Daqui passei à natureza da alma, mas o falso conceito que tinha das coisas espirituais não me permitia perceber a verdade. A própria força da verdade saltava-me aos olhos, mas logo eu afastava da realidade incorpórea meu espírito inquiridor, voltando-me para as figuras, as cores e as grandezas materiais. E como não podia ver nada semelhantes na alma, julgava que tampouco seria possível ver minha alma.
Mas, como eu amava a paz da virtude, e aborrecia a discórdia do vício, notava naquela certa unidade e nesta certa desunião; parecia-me que residisse nessa unidade a alma racional, a essência da verdade e do sumo bem. Na desunião, via eu não sei que substância de vida irracional e a natureza do sumo mal, que não era apenas substância, mas também verdadeira vida. Todavia não procedia de ti, meu Deus, de quem procedem todas as coisas. E chamava àquela unidade mônada, como alma sem sexo, e a esta multiplicidade díada, como a ira nos crimes, a concupiscência nas paixões, sem saber o que dizia. Ignorava então, ainda não havia aprendido que o mal não é substância alguma, nem que nosso espírito não é o bem soberano e imutável.
Assim como se cometem crimes quando o movimento do espírito é vicioso e se atira insolente e turbulento, e se cometem infâmias quando o afeto da alma, fonte dos prazeres carnais, é imoderado, assim os erros e falsas opiniões contaminam a vida se a alma racional está viciada, como estava a minha então. Ignorava que ela deveria ser ilustrada por outra luz para participar da verdade, por não ser da mesma essência da verdade, porque tu, Senhor, alumiarás minha lâmpada; tu, meu Deus, iluminarás minhas trevas, e todos participamos de tua plenitude, porque és a luz verdadeira que ilumina a todo homem que vem a este mundo, e porque em ti não há mudança nem a momentânea obscuridade. Eu me esforçava para me aproximar de ti, mas tu me repelias para que experimentasse a morte, pois resistes aos soberbos. E que maior soberba haveria que afirmar, com inaudita loucura, que eu era da mesma natureza que tu? Porque, sendo eu mutável, e reconhecendo-me tal – pois, se queria ser sábio, era para fazer-me de menos para mais perfeito – preferia, contudo, julgar mutável a ti do que não ser o que tu és. Eis aqui por que era repelido, e por que resistias à minha soberba cheia de vento.

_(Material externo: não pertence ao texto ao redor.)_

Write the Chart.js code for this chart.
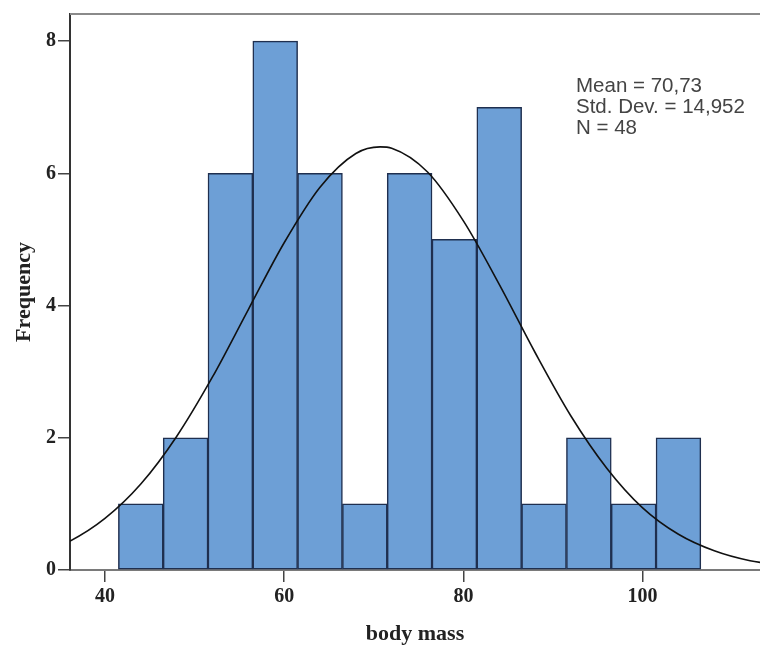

Eu não imaginava mais que formas corpóreas; carne, acusava a carne; espírito errante, não conseguia voltar para ti, nem em mim, nem nos corpos; não eram sugeridas por tua verdade, mas imaginadas por minha vaidade, de acordo com os corpos. E dizia aos pequeninos teus fiéis concidadãos, dos quais eu, ignaro, ainda exilado, dizia-lhes eu, tagarela inepto: “Por que a alma, criatura de Deus, se engana?” Mas não queria que dissessem: “E por que Deus se engana?” E defendia antes que tua substância imutável era obrigada a errar, para não confessar que a minha, mutável, se desencaminhara espontaneamente, ou que era castigada pelo erro.
Teria eu vinte e seis ou vinte e sete anos quando escrevi essas coisas, revolvendo dentro de mim apenas imagens corporais, cujo ruído aturdia os ouvidos do meu coração. Buscava eu aplicá-los – ó doce verdade – à tua melodia interior, quando meditava sobre o belo e o conveniente. Meu desejo era estar diante de ti, e ouvir tua voz, e alegrar-me intensamente com a voz do esposo, mas não o podia, porque o alarido do meu erro me arrebatava para fora e, sob o peso de minha soberba, caía no abismo. Pois ainda não davas gozo e alegria a meus ouvidos, nem exultavam meus ossos, porque ainda não haviam sido humilhados.